More defined information, for example:
Drinks -> water -> producer -> size 0.33l
More detailed has more information, but might not help discover general associations (like wine and cheese bought together)
What can be a probelm for categorical attributes?
Dynamic domains: the possible values, like the products name or amount of sales for new product can change over time
What is a categorical variable with two possible values?
Binary attribute
Does the order of binary attribute matter?
No, can be 1 = FALSE 0 = TRUE or 1 = TRUE 0 = FALSE
How can you encode categorical attributes? Example of {Finland, Sweden, Denmark, Norway}.
One hot encoding.
Can’t be 1,2,3,4 because there is no order.
Transform each into binary variable.
isFIN = 0/1, isSWE = 0/1 etc.
Categorical feature with k possible values can be transformed into:
Fin = 1000, Swe = 0100, Den = 0010, Norway = 0001
Then people like Björn can be 1100, because they are FinSwe
How can you encode ordinal attributes?
There is order, so {BSc, MSc, PhD} = {1,2,3}.
What is syntactic accuracy?
It is the accuracy that the entry belongs to the domain of the attribute. For example entry fmale for sex violates synctactic accuracy. Text entries “one” for numerical data 1 also violate synctactic accuracy.
Can be checked quite easily
What is semantic accuracy?
Semantic accuracy means whether or not the entry is correct even though it correctly belongs to the domain of attribute. For example PhD and age 10 can be correct for studies and age, but it’s not possible to be PhD at the age of 10.
Hard to check.
What does completeness of the data mean?
It means that there is no missing entries, for example null entries.
What is unbiased and representative data?
The data contains all information about the inherent pattern and rules in the data.
Why is it sometimes hard to get unbiased and representative data?
Machine monitoring: nuclear power plant runs a lot normally, you can’t manually make it run terribly.
Natural disasters: How to predict earthquake in a place where there has not been earthquakes?
Mortgage/insurance: Certain types of customers are missing from the data
What causes missing values?
- Broken sensors
- Refusal to answer
- Test not done for person
- Combined data with different variables between databases
- Irrelevant attribute (gas/l for tesla)
What are the types of missing values?
MCAR (Missing completely at random, aka OAR observed at random), MAR (Missing at random) and nonignorable
What does MCAR mean?
Missing completely at random. The probability that a value for X is missing does not depend on the true value of X or on other variables.
For example battery of a sensor runs out and is replaced at random times.

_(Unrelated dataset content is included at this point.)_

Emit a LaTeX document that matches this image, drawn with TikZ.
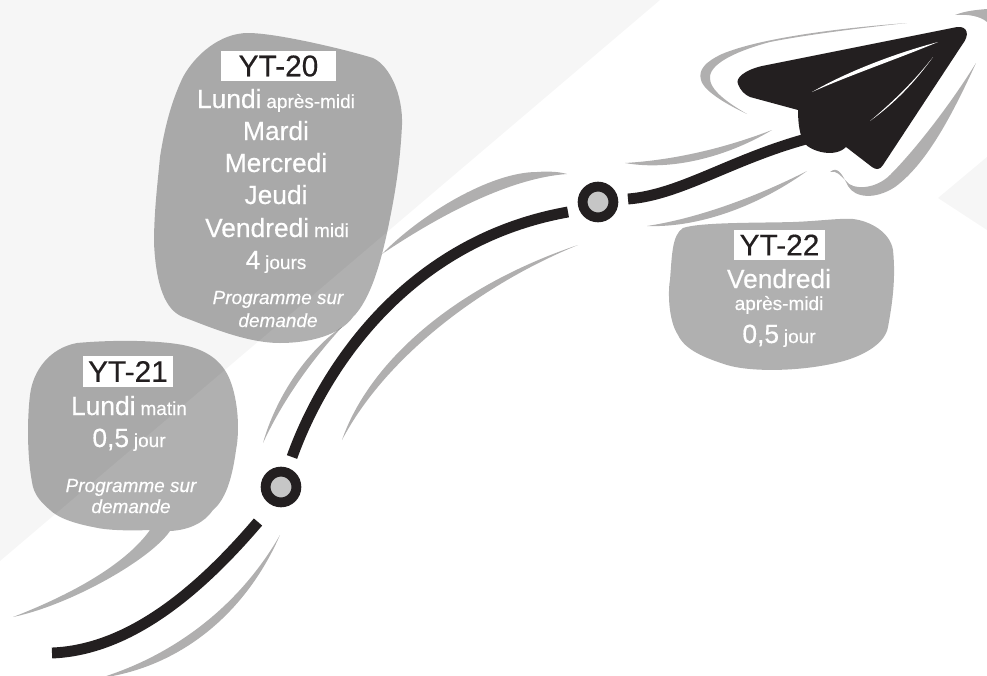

What is the probability of MCAR at each instance?
The same, missing values follow same distribution as observed
What methods can be used for MCAR values?
Data imputation or ignoring will not bias the analysis, but often MCAR is not realistic assumption.
What is MAR?
Missing at random. The probability that value for X is missing depends on Y. For example battery sensor runs out, and it is replaced during specific times. Or higher earning people are less likely to report their income
What distribution MAR values follow?
Not the same as the distribution for the observed values, so the analysis can be biased.

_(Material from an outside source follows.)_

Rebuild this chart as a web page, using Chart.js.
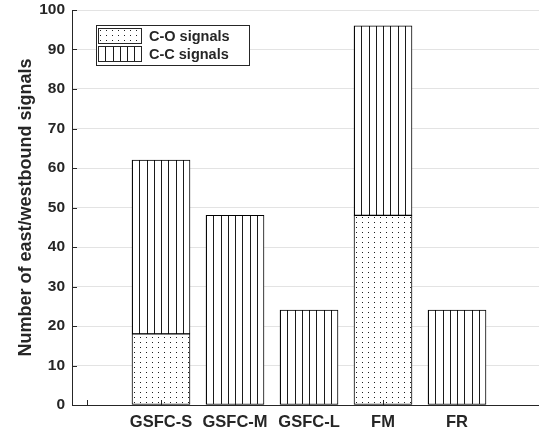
<!DOCTYPE html>
<html>
<head>
<meta charset="utf-8">
<script src="https://cdn.jsdelivr.net/npm/chart.js@4.4.1/dist/chart.umd.min.js"></script>
<style>
  html, body { margin: 0; padding: 0; background: #fff; overflow: hidden; }
  canvas { display: block; }
</style>
</head>
<body>
<canvas id="bar-chart" width="539" height="435"></canvas>
<script>
// data
const categories = ['GSFC-S', 'GSFC-M', 'GSFC-L', 'FM', 'FR'];
const coSignals = [18, 0, 0, 48, 0];
const ccSignals = [44, 48, 24, 48, 24];
const xTickLabels = ['', 'GSFC-S', 'GSFC-M', 'GSFC-L', 'FM', 'FR'];
const yTicks = [0, 10, 20, 30, 40, 50, 60, 70, 80, 90, 100];

const INK = '#262626';
const BAR_PX = 58;
Chart.defaults.font.family = '"Liberation Sans", Arial, Helvetica, sans-serif';
Chart.defaults.color = INK;

// hatch tiles (MATLAB-ish fills)
function dotTile() {
  const c = document.createElement('canvas');
  c.width = 6; c.height = 5;
  const g = c.getContext('2d');
  g.fillStyle = '#fff'; g.fillRect(0, 0, 6, 5);
  g.fillStyle = '#1e1e1e'; g.fillRect(2, 2, 1, 1);
  return c;
}
function lineTile() {
  const c = document.createElement('canvas');
  c.width = 29; c.height = 4;
  const g = c.getContext('2d');
  g.fillStyle = '#fff'; g.fillRect(0, 0, 29, 4);
  g.fillStyle = '#1a1a1a';
  [0, 7, 15, 22].forEach(x => g.fillRect(x, 0, 1, 4));
  return c;
}
const tiles = { 'C-O signals': dotTile(), 'C-C signals': lineTile() };

function patternAt(chartCtx, tile, left, top) {
  const pat = chartCtx.createPattern(tile, 'repeat');
  pat.setTransform(new DOMMatrix().translate(left, top));
  return pat;
}

// one pattern per bar, anchored at the bar's left edge
function barFill(tile) {
  return (ctx) => {
    const sx = ctx.chart.scales.x;
    if (!sx || ctx.type !== 'data') return '#fff';
    const left = Math.round(sx.getPixelForValue(ctx.raw.x)) - BAR_PX / 2;
    return patternAt(ctx.chart.ctx, tile, left, 0);
  };
}

const points = (vals) => vals.map((v, i) => ({ x: i + 1, y: v }));

// MATLAB style inward tick marks
const innerTicks = {
  id: 'innerTicks',
  afterDatasetsDraw(chart) {
    const { ctx, chartArea, scales } = chart;
    ctx.save();
    ctx.strokeStyle = INK;
    ctx.lineWidth = 1;
    ctx.beginPath();
    scales.x.ticks.forEach(t => {
      const px = Math.round(scales.x.getPixelForValue(t.value)) + 0.5;
      ctx.moveTo(px, chartArea.bottom);
      ctx.lineTo(px, chartArea.bottom - 5);
    });
    scales.y.ticks.forEach(t => {
      const py = Math.round(scales.y.getPixelForValue(t.value)) + 0.5;
      ctx.moveTo(chartArea.left, py);
      ctx.lineTo(chartArea.left + 5, py);
    });
    ctx.stroke();
    ctx.restore();
  }
};

// boxed legend in the upper left corner of the axes
const boxedLegend = {
  id: 'boxedLegend',
  afterDatasetsDraw(chart) {
    const { ctx, chartArea } = chart;
    const x0 = chartArea.left + 24, y0 = chartArea.top + 15;
    const w = 153, rowH = 18;
    const sets = chart.data.datasets;
    ctx.save();
    ctx.fillStyle = '#fff';
    ctx.fillRect(x0, y0, w, 4 + rowH * sets.length);
    ctx.strokeStyle = INK;
    ctx.lineWidth = 1;
    ctx.strokeRect(x0 + 0.5, y0 + 0.5, w, 4 + rowH * sets.length);
    ctx.font = 'bold 14.5px "Liberation Sans", Arial, sans-serif';
    ctx.textBaseline = 'middle';
    sets.forEach((ds, i) => {
      const sy = y0 + 3 + i * rowH;
      ctx.fillStyle = patternAt(ctx, tiles[ds.label], x0 + 2, sy);
      ctx.fillRect(x0 + 2, sy, 44, rowH - 2);
      ctx.strokeStyle = INK;
      ctx.strokeRect(x0 + 2.5, sy + 0.5, 43, rowH - 3);
      ctx.fillStyle = INK;
      ctx.fillText(ds.label, x0 + 53, sy + (rowH - 2) / 2 + 1);
    });
    ctx.restore();
  }
};

const ctxBar = document.getElementById('bar-chart').getContext('2d');
new Chart(ctxBar, {
  type: 'bar',
  data: {
    datasets: [
      {
        label: 'C-O signals',
        data: points(coSignals),
        backgroundColor: barFill(tiles['C-O signals']),
        borderColor: '#000',
        borderWidth: 1,
        borderSkipped: false,
        barThickness: BAR_PX
      },
      {
        label: 'C-C signals',
        data: points(ccSignals),
        backgroundColor: barFill(tiles['C-C signals']),
        borderColor: '#000',
        borderWidth: 1,
        borderSkipped: false,
        barThickness: BAR_PX
      }
    ]
  },
  options: {
    responsive: false,
    animation: false,
    devicePixelRatio: 1,
    layout: { padding: { top: 10, right: 0, bottom: 0, left: 0 } },
    plugins: {
      legend: { display: false },
      tooltip: { enabled: false }
    },
    scales: {
      x: {
        type: 'linear',
        stacked: true,
        offset: false,
        min: -15 / 74,
        max: 452 / 74,
        afterBuildTicks: s => { s.ticks = xTickLabels.map((_, i) => ({ value: i })); },
        afterFit: s => { s.height = 30; },
        grid: { display: false, drawTicks: false },
        border: { display: true, color: INK, width: 1 },
        ticks: {
          autoSkip: false,
          maxRotation: 0,
          padding: 8,
          color: INK,
          font: { size: 16.5, weight: 'bold' },
          callback: v => xTickLabels[v] ?? ''
        }
      },
      y: {
        stacked: true,
        min: 0,
        max: 100,
        afterBuildTicks: s => { s.ticks = yTicks.map(v => ({ value: v })); },
        afterFit: s => { s.width = 72; s.paddingTop = 9; s.paddingBottom = 0; },
        grid: { color: '#e3e3e3', lineWidth: 1, drawTicks: false },
        border: { display: true, color: INK, width: 1 },
        ticks: {
          padding: 7,
          color: INK,
          font: { size: 15.5, weight: 'bold' }
        },
        title: {
          display: true,
          text: 'Number of east/westbound signals',
          color: INK,
          font: { size: 18, weight: 'bold' },
          padding: { top: 15, bottom: 0 }
        }
      }
    }
  },
  plugins: [innerTicks, boxedLegend]
});
</script>
</body>
</html>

What methods for MAR values?
We can estimate values for day, if values from night are missing, but the problem is that can we be sure that Y provides all the required information?
What is nonignorable missing value?
The probability that value X is missing depends on the true value of X.
For example temperature sensor doesn’t work at below zero, person with over 1M€ income does not report their income.
Can nonignorable values be estimated?
No, it is impossible to provide any statements about temperatures below 0, if the sensor never works at below 0.
What strategy can be applied, if the domain knowledge doesn’t tell the kind of missing values we can expect?
- Turn the considered attribute X to binary (all measured to YES and all missing to NO)
- Build a classifier with binary attribute X as the target and use the other attributes for the prediction of YES/NO
- Determine the misclassification rate.
- MCAR: other attributes should not provide any information, so the misclassification should not differ from pure guessing.
- If the misclassification is a lot better than pure guessing, then other attributes affect X, so it is not MCAR. But MCAR and MAR cannot be distinguished from nonignorable this way.
Why is data visualisation imoprtant for data understanding and data quality evaluation?
Visualisations reveal patterns or exceptions, there is “something” in the dataset
What causes outliers?
- Data quality problems, like erroneous data from wrong measurements
- Exceptional or unusual situations
What should be done to outliers?
Erroneous outliers should be excluded from the analysis. Correct outliers (aka exceptional situations) are sometimes useful to exclude also.
Can outliers be useful?
Yes, for example “whales” in mobile games.